Cajamar: de la montaña de La Envía al mar de Aguadulce

La rural almeriense cambia de escenario pero no de color

Eduardo Baamonde, en su intervención ayer en la asamblea de Cajamar.
Eduardo Baamonde, en su intervención ayer en la asamblea de Cajamar.
Manuel León
23:53 • 20 abr. 2022

A veces uno cavila que Cajamar es a las finanzas patrias como un bar de carretera  que vende menús baratos pero sustanciosos, que satisfacen al cliente proletario y que dejan beneficio al hostelero. Parece que ese ha sido y sigue siendo su target: para qué cambiar, puede pensar Baamonde, si ambas partes quedan satisfechas, por qué echar de menos a otro tipo de cliente poderoso y aliñado que prefiere comer en la mesa de los grandes bancos si con el socio rural nos va bien. Y tan bien: 3.000 millones de capital y dentro del vagón de los diez grandes.
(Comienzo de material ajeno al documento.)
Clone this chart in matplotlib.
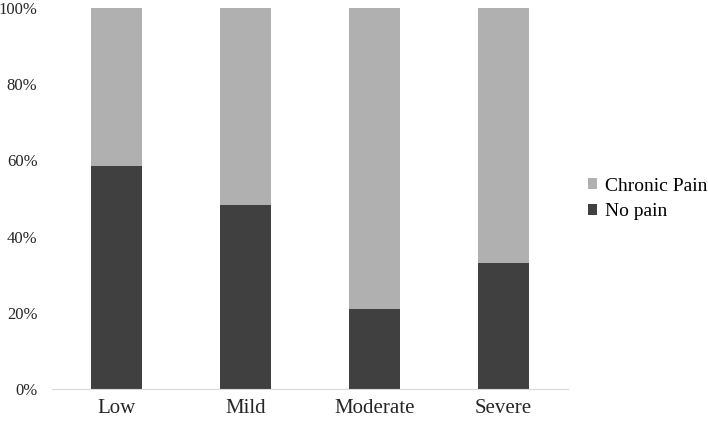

Es lo mismo que pudo pensar en su día -salvando distancias y sectores- Amancio Ortega: para qué ser Versace, si puedo conquistar un imperio con mis batas de boatiné. Cajamar lleva 60 años conquistando pequeños imperios con la tenacidad de una oruga, poniendo lo nutritivo del plato por encima del afeite: un tercio de sus oficinas como entidad individual (815 en total) están en localidades de menos de 5.000 habitantes, aquellas en las que aún se conoce a la gente por la calle. Ayer vino a reivindicar de nuevo el presidente de la rural almeriense -principal accionista del Banco  de Crédito Cooperativo como cabecera del Grupo Cajamar- ese papel de entidad apegada a los más desprotegidos por el sistema financiero convencional, pero con vocación latina de ser “mejores y más fuertes”.



Lo hizo, además, en una cancha inédita, el Palacio de Congresos de Aguadulce, tras abandonar la fronda de La Envía, tras vender el hotel a una firma ibicenca, ante un auditorio repartido entre enmascarados y no enmascarados. No se veía ya en lontananza el verde del golf de la urbanización vicaria, pero seguía presente el verde Cajamar -ante varios cientos de compromisarios sentados en el salón de actos- que no es el verde del Betis ni el verde marino de las acuarelas de Visconti, no, es el verde del tallo retorcido, de la mata que medra con agua y paciencia de estalactita bajo el invernadero. 



Allí estaba Cajamar en Aguadulce, por primera vez, en ese mar que no es el de Ulises, sino el de Paquito Navarro Moner (D.E.P), en el término municipal donde comenzó toda esta agroindustria que estaba aún por venir, cuando Paco el Piloto gritó ¡Eureka!; allí estaban Eduardo, Manuel y María Luisa, junto a una mesa, en una sala oscura alumbrada solo por el plasma de las pantallas, dando cuenta de los resultados a la asamblea, tratando de argüir que el sabor del guiso es más importante que el damasco del mantel.